┌────────
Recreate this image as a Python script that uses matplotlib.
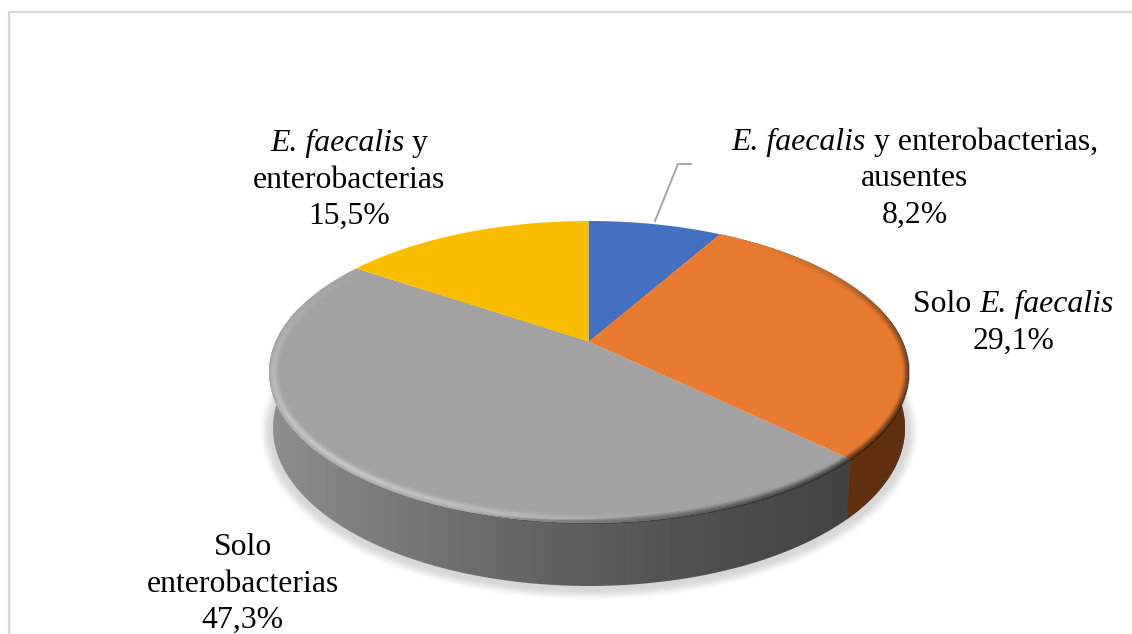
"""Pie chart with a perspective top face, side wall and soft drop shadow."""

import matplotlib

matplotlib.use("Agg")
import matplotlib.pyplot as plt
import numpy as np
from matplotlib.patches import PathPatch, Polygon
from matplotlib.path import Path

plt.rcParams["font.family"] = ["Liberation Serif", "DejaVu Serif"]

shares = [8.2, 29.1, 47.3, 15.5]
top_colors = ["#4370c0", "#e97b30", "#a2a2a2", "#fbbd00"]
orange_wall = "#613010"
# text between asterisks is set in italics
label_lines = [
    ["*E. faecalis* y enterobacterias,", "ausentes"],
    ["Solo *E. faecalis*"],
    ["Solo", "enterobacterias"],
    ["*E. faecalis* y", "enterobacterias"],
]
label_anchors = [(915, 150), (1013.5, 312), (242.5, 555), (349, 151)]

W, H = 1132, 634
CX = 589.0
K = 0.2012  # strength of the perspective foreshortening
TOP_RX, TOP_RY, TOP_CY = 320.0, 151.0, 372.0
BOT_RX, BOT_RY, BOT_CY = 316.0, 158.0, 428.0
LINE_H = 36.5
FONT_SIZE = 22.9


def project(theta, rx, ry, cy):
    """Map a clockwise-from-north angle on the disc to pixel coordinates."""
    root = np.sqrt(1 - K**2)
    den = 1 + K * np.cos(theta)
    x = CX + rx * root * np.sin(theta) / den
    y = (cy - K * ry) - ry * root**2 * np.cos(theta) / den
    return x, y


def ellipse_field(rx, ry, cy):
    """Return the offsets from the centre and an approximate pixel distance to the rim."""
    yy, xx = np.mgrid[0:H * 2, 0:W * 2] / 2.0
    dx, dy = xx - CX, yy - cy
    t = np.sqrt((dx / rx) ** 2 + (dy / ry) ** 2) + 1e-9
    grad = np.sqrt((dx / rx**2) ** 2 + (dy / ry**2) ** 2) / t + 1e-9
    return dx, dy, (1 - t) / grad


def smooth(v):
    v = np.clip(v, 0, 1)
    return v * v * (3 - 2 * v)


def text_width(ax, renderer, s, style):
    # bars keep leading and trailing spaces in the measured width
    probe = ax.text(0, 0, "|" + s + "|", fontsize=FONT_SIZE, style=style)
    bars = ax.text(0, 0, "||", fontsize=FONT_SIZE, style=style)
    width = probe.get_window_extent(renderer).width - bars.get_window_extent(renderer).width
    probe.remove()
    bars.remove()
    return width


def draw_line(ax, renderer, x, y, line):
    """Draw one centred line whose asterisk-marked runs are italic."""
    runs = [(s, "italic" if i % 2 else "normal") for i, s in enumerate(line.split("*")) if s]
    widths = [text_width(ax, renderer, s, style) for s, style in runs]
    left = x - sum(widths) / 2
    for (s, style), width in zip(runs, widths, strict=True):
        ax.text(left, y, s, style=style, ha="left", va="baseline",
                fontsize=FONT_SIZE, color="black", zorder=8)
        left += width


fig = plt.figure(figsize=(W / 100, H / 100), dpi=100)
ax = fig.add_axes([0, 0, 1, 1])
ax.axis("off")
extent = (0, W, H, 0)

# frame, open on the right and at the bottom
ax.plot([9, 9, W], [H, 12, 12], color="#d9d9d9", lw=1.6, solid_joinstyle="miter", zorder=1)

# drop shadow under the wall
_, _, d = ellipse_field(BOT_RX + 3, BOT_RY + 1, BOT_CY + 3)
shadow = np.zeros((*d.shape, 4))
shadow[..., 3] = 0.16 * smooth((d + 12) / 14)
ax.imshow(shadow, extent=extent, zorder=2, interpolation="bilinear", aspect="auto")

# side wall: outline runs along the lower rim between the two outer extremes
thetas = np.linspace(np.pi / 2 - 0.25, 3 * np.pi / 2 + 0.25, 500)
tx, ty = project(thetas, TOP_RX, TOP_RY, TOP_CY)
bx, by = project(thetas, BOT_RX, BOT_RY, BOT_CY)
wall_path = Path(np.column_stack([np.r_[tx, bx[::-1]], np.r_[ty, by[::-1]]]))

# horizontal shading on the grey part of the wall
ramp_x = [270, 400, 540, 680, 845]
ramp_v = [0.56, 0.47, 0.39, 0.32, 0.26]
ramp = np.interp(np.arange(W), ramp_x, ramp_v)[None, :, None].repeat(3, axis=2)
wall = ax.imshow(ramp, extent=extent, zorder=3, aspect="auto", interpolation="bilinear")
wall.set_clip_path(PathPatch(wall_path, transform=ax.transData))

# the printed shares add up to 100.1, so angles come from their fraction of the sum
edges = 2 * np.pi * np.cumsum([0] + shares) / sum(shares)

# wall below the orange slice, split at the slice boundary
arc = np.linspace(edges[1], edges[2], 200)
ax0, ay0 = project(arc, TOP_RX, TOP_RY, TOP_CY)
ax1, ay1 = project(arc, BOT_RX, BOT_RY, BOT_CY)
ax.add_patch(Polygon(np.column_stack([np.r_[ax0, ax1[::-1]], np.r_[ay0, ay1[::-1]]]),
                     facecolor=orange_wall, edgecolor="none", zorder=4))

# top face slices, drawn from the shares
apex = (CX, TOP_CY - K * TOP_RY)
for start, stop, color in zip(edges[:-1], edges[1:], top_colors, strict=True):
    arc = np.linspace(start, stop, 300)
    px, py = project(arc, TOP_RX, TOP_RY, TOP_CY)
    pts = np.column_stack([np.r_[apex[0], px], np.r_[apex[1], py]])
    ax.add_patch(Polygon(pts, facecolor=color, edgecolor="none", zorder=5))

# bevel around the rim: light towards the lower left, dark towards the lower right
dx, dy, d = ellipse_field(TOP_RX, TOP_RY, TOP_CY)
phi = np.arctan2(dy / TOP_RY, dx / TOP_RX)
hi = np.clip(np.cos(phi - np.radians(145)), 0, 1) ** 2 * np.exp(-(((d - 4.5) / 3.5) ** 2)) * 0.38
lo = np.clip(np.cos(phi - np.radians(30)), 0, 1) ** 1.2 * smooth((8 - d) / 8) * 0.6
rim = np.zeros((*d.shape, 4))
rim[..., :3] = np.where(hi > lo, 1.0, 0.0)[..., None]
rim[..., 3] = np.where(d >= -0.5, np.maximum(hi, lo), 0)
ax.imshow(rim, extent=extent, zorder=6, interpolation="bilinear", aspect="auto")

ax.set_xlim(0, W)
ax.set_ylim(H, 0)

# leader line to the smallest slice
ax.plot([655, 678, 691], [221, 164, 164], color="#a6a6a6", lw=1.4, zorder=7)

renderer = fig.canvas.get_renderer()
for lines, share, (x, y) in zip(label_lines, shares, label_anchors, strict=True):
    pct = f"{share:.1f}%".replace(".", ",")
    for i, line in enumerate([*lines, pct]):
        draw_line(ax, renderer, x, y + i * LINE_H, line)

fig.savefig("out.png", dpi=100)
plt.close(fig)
└────────
Short exercise – Copy out the data above exactly, except the pictures.

Exercise result –
Recreate this image as a Python script that uses matplotlib.
"""Pie chart with a perspective top face, side wall and soft drop shadow."""

import matplotlib

matplotlib.use("Agg")
import matplotlib.pyplot as plt
import numpy as np
from matplotlib.patches import PathPatch, Polygon
from matplotlib.path import Path

plt.rcParams["font.family"] = ["Liberation Serif", "DejaVu Serif"]

shares = [8.2, 29.1, 47.3, 15.5]
top_colors = ["#4370c0", "#e97b30", "#a2a2a2", "#fbbd00"]
orange_wall = "#613010"
# text between asterisks is set in italics
label_lines = [
    ["*E. faecalis* y enterobacterias,", "ausentes"],
    ["Solo *E. faecalis*"],
    ["Solo", "enterobacterias"],
    ["*E. faecalis* y", "enterobacterias"],
]
label_anchors = [(915, 150), (1013.5, 312), (242.5, 555), (349, 151)]

W, H = 1132, 634
CX = 589.0
K = 0.2012  # strength of the perspective foreshortening
TOP_RX, TOP_RY, TOP_CY = 320.0, 151.0, 372.0
BOT_RX, BOT_RY, BOT_CY = 316.0, 158.0, 428.0
LINE_H = 36.5
FONT_SIZE = 22.9


def project(theta, rx, ry, cy):
    """Map a clockwise-from-north angle on the disc to pixel coordinates."""
    root = np.sqrt(1 - K**2)
    den = 1 + K * np.cos(theta)
    x = CX + rx * root * np.sin(theta) / den
    y = (cy - K * ry) - ry * root**2 * np.cos(theta) / den
    return x, y


def ellipse_field(rx, ry, cy):
    """Return the offsets from the centre and an approximate pixel distance to the rim."""
    yy, xx = np.mgrid[0:H * 2, 0:W * 2] / 2.0
    dx, dy = xx - CX, yy - cy
    t = np.sqrt((dx / rx) ** 2 + (dy / ry) ** 2) + 1e-9
    grad = np.sqrt((dx / rx**2) ** 2 + (dy / ry**2) ** 2) / t + 1e-9
    return dx, dy, (1 - t) / grad


def smooth(v):
    v = np.clip(v, 0, 1)
    return v * v * (3 - 2 * v)


def text_width(ax, renderer, s, style):
    # bars keep leading and trailing spaces in the measured width
    probe = ax.text(0, 0, "|" + s + "|", fontsize=FONT_SIZE, style=style)
    bars = ax.text(0, 0, "||", fontsize=FONT_SIZE, style=style)
    width = probe.get_window_extent(renderer).width - bars.get_window_extent(renderer).width
    probe.remove()
    bars.remove()
    return width


def draw_line(ax, renderer, x, y, line):
    """Draw one centred line whose asterisk-marked runs are italic."""
    runs = [(s, "italic" if i % 2 else "normal") for i, s in enumerate(line.split("*")) if s]
    widths = [text_width(ax, renderer, s, style) for s, style in runs]
    left = x - sum(widths) / 2
    for (s, style), width in zip(runs, widths, strict=True):
        ax.text(left, y, s, style=style, ha="left", va="baseline",
                fontsize=FONT_SIZE, color="black", zorder=8)
        left += width


fig = plt.figure(figsize=(W / 100, H / 100), dpi=100)
ax = fig.add_axes([0, 0, 1, 1])
ax.axis("off")
extent = (0, W, H, 0)

# frame, open on the right and at the bottom
ax.plot([9, 9, W], [H, 12, 12], color="#d9d9d9", lw=1.6, solid_joinstyle="miter", zorder=1)

# drop shadow under the wall
_, _, d = ellipse_field(BOT_RX + 3, BOT_RY + 1, BOT_CY + 3)
shadow = np.zeros((*d.shape, 4))
shadow[..., 3] = 0.16 * smooth((d + 12) / 14)
ax.imshow(shadow, extent=extent, zorder=2, interpolation="bilinear", aspect="auto")

# side wall: outline runs along the lower rim between the two outer extremes
thetas = np.linspace(np.pi / 2 - 0.25, 3 * np.pi / 2 + 0.25, 500)
tx, ty = project(thetas, TOP_RX, TOP_RY, TOP_CY)
bx, by = project(thetas, BOT_RX, BOT_RY, BOT_CY)
wall_path = Path(np.column_stack([np.r_[tx, bx[::-1]], np.r_[ty, by[::-1]]]))

# horizontal shading on the grey part of the wall
ramp_x = [270, 400, 540, 680, 845]
ramp_v = [0.56, 0.47, 0.39, 0.32, 0.26]
ramp = np.interp(np.arange(W), ramp_x, ramp_v)[None, :, None].repeat(3, axis=2)
wall = ax.imshow(ramp, extent=extent, zorder=3, aspect="auto", interpolation="bilinear")
wall.set_clip_path(PathPatch(wall_path, transform=ax.transData))

# the printed shares add up to 100.1, so angles come from their fraction of the sum
edges = 2 * np.pi * np.cumsum([0] + shares) / sum(shares)

# wall below the orange slice, split at the slice boundary
arc = np.linspace(edges[1], edges[2], 200)
ax0, ay0 = project(arc, TOP_RX, TOP_RY, TOP_CY)
ax1, ay1 = project(arc, BOT_RX, BOT_RY, BOT_CY)
ax.add_patch(Polygon(np.column_stack([np.r_[ax0, ax1[::-1]], np.r_[ay0, ay1[::-1]]]),
                     facecolor=orange_wall, edgecolor="none", zorder=4))

# top face slices, drawn from the shares
apex = (CX, TOP_CY - K * TOP_RY)
for start, stop, color in zip(edges[:-1], edges[1:], top_colors, strict=True):
    arc = np.linspace(start, stop, 300)
    px, py = project(arc, TOP_RX, TOP_RY, TOP_CY)
    pts = np.column_stack([np.r_[apex[0], px], np.r_[apex[1], py]])
    ax.add_patch(Polygon(pts, facecolor=color, edgecolor="none", zorder=5))

# bevel around the rim: light towards the lower left, dark towards the lower right
dx, dy, d = ellipse_field(TOP_RX, TOP_RY, TOP_CY)
phi = np.arctan2(dy / TOP_RY, dx / TOP_RX)
hi = np.clip(np.cos(phi - np.radians(145)), 0, 1) ** 2 * np.exp(-(((d - 4.5) / 3.5) ** 2)) * 0.38
lo = np.clip(np.cos(phi - np.radians(30)), 0, 1) ** 1.2 * smooth((8 - d) / 8) * 0.6
rim = np.zeros((*d.shape, 4))
rim[..., :3] = np.where(hi > lo, 1.0, 0.0)[..., None]
rim[..., 3] = np.where(d >= -0.5, np.maximum(hi, lo), 0)
ax.imshow(rim, extent=extent, zorder=6, interpolation="bilinear", aspect="auto")

ax.set_xlim(0, W)
ax.set_ylim(H, 0)

# leader line to the smallest slice
ax.plot([655, 678, 691], [221, 164, 164], color="#a6a6a6", lw=1.4, zorder=7)

renderer = fig.canvas.get_renderer()
for lines, share, (x, y) in zip(label_lines, shares, label_anchors, strict=True):
    pct = f"{share:.1f}%".replace(".", ",")
    for i, line in enumerate([*lines, pct]):
        draw_line(ax, renderer, x, y + i * LINE_H, line)

fig.savefig("out.png", dpi=100)
plt.close(fig)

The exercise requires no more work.